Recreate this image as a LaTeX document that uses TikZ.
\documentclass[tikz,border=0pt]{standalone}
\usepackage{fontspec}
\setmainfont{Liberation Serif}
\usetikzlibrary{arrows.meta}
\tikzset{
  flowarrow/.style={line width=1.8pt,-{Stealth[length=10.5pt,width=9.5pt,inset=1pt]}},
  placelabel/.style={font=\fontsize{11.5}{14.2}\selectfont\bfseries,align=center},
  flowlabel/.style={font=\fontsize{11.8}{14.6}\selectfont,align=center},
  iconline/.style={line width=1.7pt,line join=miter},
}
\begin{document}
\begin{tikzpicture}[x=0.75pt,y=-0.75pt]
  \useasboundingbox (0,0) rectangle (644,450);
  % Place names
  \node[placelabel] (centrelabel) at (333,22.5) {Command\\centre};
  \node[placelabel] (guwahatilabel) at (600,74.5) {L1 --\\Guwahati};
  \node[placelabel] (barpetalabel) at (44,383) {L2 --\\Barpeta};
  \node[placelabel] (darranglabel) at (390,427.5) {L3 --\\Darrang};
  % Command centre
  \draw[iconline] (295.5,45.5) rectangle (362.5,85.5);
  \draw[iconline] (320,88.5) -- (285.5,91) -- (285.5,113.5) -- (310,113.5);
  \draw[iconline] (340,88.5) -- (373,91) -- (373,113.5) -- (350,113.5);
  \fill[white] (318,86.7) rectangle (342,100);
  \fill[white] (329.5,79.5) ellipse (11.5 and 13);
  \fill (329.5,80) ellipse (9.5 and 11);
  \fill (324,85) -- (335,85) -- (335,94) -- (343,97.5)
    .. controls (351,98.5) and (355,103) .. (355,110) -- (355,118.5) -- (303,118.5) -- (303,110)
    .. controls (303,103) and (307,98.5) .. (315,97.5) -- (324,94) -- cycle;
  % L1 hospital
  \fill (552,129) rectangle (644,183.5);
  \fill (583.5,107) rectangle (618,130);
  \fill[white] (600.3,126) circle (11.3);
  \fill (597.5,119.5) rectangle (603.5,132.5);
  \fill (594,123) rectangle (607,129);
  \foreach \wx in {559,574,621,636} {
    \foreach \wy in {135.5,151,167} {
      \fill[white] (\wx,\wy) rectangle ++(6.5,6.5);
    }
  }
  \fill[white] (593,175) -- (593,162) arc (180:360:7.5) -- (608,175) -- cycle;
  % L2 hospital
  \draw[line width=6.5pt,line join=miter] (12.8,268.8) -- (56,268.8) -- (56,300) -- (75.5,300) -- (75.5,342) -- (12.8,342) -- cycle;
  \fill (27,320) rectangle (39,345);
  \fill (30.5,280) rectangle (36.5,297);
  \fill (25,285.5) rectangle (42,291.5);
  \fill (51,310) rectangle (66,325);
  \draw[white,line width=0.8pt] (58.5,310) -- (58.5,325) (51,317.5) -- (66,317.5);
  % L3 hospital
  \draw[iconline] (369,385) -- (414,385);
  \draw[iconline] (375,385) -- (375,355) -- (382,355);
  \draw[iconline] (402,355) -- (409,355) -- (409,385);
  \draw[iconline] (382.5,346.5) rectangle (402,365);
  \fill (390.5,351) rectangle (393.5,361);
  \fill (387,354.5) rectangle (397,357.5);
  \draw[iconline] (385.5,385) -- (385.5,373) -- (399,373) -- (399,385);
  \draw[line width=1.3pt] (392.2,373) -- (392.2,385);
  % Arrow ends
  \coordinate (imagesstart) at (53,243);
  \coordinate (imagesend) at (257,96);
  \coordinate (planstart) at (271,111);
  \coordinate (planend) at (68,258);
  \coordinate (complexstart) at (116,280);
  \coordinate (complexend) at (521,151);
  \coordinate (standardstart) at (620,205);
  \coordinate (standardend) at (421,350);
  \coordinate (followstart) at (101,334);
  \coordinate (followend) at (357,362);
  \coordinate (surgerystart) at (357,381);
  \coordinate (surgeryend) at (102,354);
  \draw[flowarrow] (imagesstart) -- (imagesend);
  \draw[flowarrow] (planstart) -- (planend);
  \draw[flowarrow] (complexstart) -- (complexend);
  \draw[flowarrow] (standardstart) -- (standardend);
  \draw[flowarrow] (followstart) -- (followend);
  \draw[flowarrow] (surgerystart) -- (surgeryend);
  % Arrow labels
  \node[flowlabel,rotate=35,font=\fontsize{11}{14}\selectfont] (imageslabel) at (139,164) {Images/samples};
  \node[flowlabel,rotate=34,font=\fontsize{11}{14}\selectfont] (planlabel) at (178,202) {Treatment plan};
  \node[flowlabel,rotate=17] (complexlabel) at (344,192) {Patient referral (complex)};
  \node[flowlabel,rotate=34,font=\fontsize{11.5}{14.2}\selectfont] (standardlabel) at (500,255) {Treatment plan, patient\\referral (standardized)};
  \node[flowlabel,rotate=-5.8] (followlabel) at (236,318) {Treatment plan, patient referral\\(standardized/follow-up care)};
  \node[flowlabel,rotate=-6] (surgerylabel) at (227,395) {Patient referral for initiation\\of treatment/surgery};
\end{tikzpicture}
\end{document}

——————————

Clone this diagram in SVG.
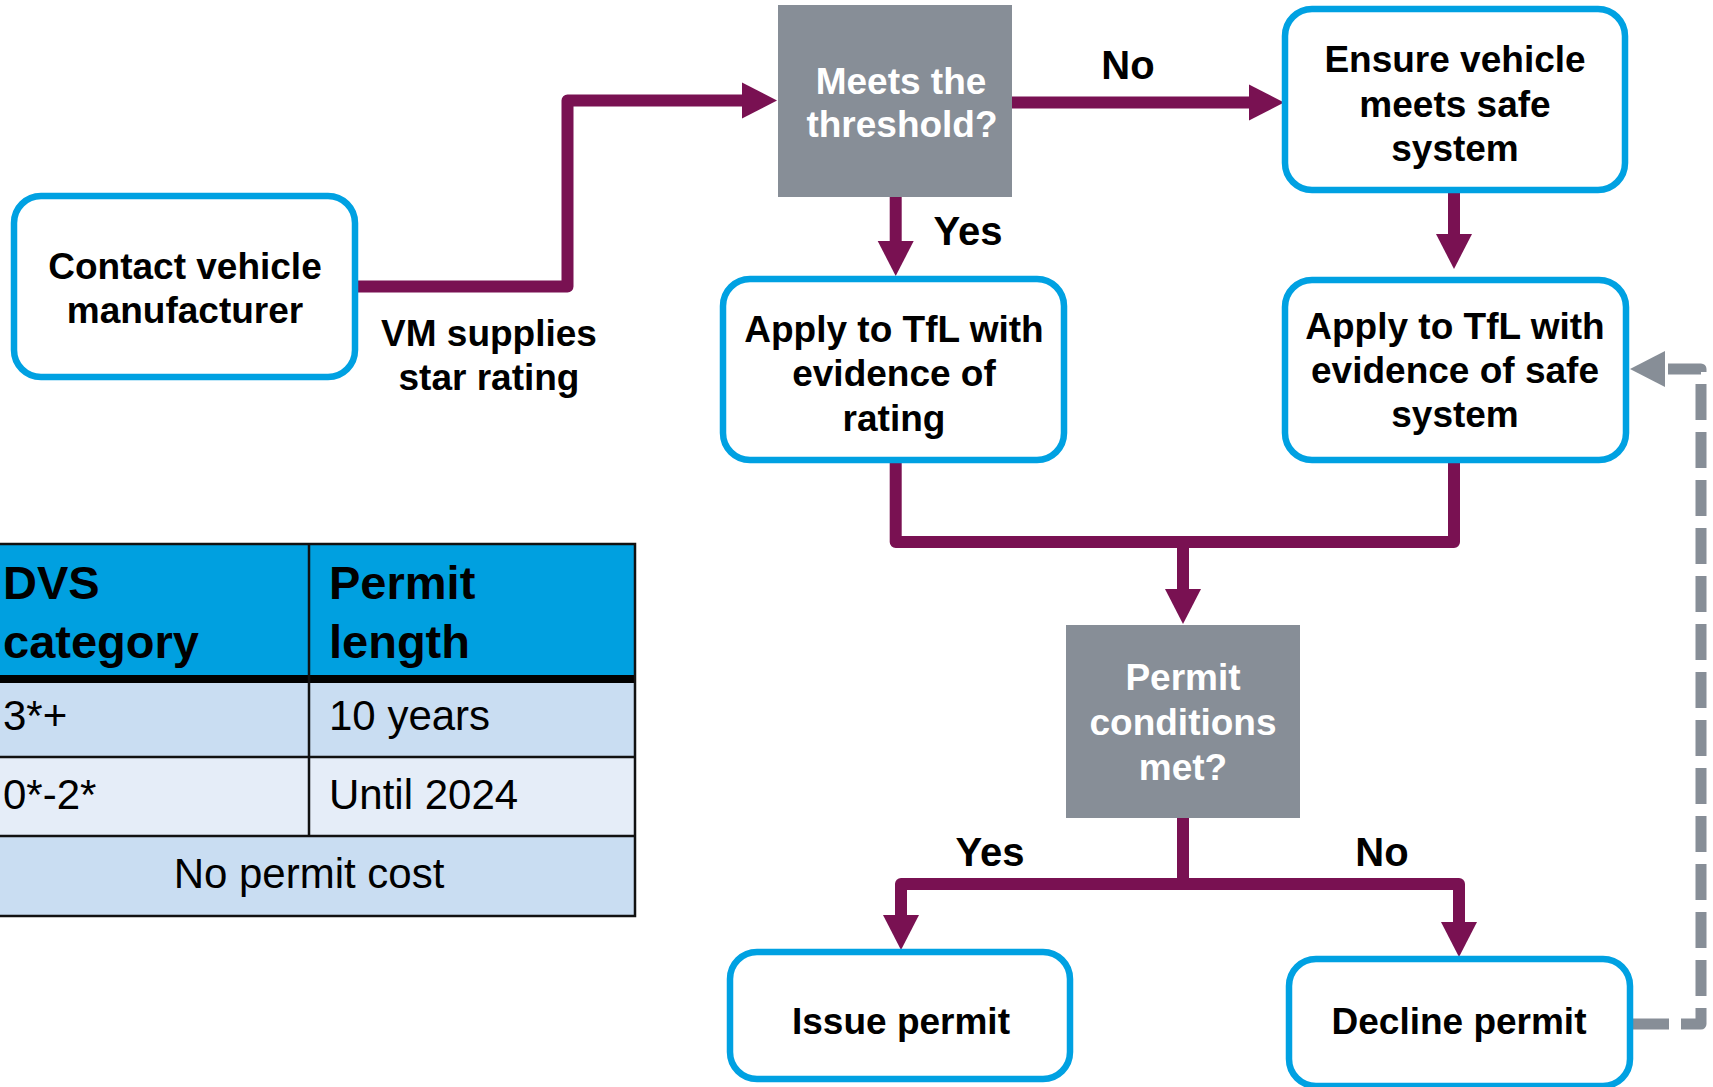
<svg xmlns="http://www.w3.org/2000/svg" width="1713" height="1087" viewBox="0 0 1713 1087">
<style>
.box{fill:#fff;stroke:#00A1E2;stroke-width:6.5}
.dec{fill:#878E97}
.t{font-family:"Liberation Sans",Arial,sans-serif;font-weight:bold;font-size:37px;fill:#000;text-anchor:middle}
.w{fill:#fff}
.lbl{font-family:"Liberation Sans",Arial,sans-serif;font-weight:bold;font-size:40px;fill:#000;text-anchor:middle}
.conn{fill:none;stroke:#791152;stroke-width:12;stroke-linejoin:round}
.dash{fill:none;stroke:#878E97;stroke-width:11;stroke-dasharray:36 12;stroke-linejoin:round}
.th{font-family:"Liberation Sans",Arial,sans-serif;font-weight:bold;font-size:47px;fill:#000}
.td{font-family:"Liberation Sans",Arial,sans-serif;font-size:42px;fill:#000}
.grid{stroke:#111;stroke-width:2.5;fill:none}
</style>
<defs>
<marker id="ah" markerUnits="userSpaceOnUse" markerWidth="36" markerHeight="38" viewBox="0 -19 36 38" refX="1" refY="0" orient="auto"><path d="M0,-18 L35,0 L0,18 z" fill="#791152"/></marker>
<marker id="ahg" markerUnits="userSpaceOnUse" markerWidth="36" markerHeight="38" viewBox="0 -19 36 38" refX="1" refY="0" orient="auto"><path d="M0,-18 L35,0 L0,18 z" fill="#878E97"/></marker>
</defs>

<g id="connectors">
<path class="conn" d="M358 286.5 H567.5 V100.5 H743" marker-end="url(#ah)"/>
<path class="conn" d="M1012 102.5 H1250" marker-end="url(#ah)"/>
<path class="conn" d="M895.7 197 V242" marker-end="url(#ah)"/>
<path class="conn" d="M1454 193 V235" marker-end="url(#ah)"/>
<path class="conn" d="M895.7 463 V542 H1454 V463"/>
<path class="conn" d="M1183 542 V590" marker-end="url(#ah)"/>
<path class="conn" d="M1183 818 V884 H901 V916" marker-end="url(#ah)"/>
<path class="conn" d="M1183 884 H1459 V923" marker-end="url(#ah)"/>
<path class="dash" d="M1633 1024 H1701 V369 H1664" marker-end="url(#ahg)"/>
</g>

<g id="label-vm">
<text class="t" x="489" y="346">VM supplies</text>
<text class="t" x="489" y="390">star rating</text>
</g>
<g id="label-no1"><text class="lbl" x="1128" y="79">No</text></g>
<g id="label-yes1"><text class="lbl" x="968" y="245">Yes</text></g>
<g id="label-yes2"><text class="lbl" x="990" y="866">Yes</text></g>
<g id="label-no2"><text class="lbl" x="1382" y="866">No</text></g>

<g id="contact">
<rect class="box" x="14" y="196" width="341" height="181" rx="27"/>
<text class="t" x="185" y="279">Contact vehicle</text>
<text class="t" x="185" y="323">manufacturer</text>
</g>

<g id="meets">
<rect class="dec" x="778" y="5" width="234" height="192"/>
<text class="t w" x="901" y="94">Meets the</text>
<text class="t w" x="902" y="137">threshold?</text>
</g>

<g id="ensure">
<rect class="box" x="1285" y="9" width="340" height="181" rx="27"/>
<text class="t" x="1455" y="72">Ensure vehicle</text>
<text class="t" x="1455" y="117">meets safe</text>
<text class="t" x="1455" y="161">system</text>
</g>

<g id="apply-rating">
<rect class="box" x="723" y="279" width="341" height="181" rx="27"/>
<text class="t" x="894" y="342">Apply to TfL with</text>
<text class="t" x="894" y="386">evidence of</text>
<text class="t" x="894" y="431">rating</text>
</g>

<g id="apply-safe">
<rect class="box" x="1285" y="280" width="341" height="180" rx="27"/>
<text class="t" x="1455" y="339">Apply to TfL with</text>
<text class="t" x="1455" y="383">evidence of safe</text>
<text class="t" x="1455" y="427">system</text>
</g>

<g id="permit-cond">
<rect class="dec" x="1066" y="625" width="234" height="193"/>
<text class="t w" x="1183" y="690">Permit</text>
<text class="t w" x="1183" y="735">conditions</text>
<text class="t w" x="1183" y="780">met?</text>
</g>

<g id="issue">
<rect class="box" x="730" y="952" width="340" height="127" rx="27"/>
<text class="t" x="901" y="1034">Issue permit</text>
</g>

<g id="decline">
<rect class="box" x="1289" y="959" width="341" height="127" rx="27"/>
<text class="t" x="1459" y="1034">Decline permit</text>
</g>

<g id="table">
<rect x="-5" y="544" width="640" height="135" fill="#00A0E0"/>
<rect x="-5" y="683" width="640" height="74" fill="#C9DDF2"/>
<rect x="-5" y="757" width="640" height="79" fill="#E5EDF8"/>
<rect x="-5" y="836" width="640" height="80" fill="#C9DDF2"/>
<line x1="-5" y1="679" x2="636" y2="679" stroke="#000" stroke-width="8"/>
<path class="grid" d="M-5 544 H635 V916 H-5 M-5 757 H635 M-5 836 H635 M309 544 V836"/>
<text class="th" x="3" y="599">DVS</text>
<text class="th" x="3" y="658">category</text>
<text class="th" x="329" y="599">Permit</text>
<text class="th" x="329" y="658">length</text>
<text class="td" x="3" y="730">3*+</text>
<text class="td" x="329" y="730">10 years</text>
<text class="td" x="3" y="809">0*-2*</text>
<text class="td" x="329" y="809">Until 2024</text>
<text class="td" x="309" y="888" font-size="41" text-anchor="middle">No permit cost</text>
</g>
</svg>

——————————

▶ [Requirements] Which lines include the word "this"? List them all.

▶ [The response]
Recreate this image as a LaTeX document that uses TikZ.
Clone this diagram in SVG.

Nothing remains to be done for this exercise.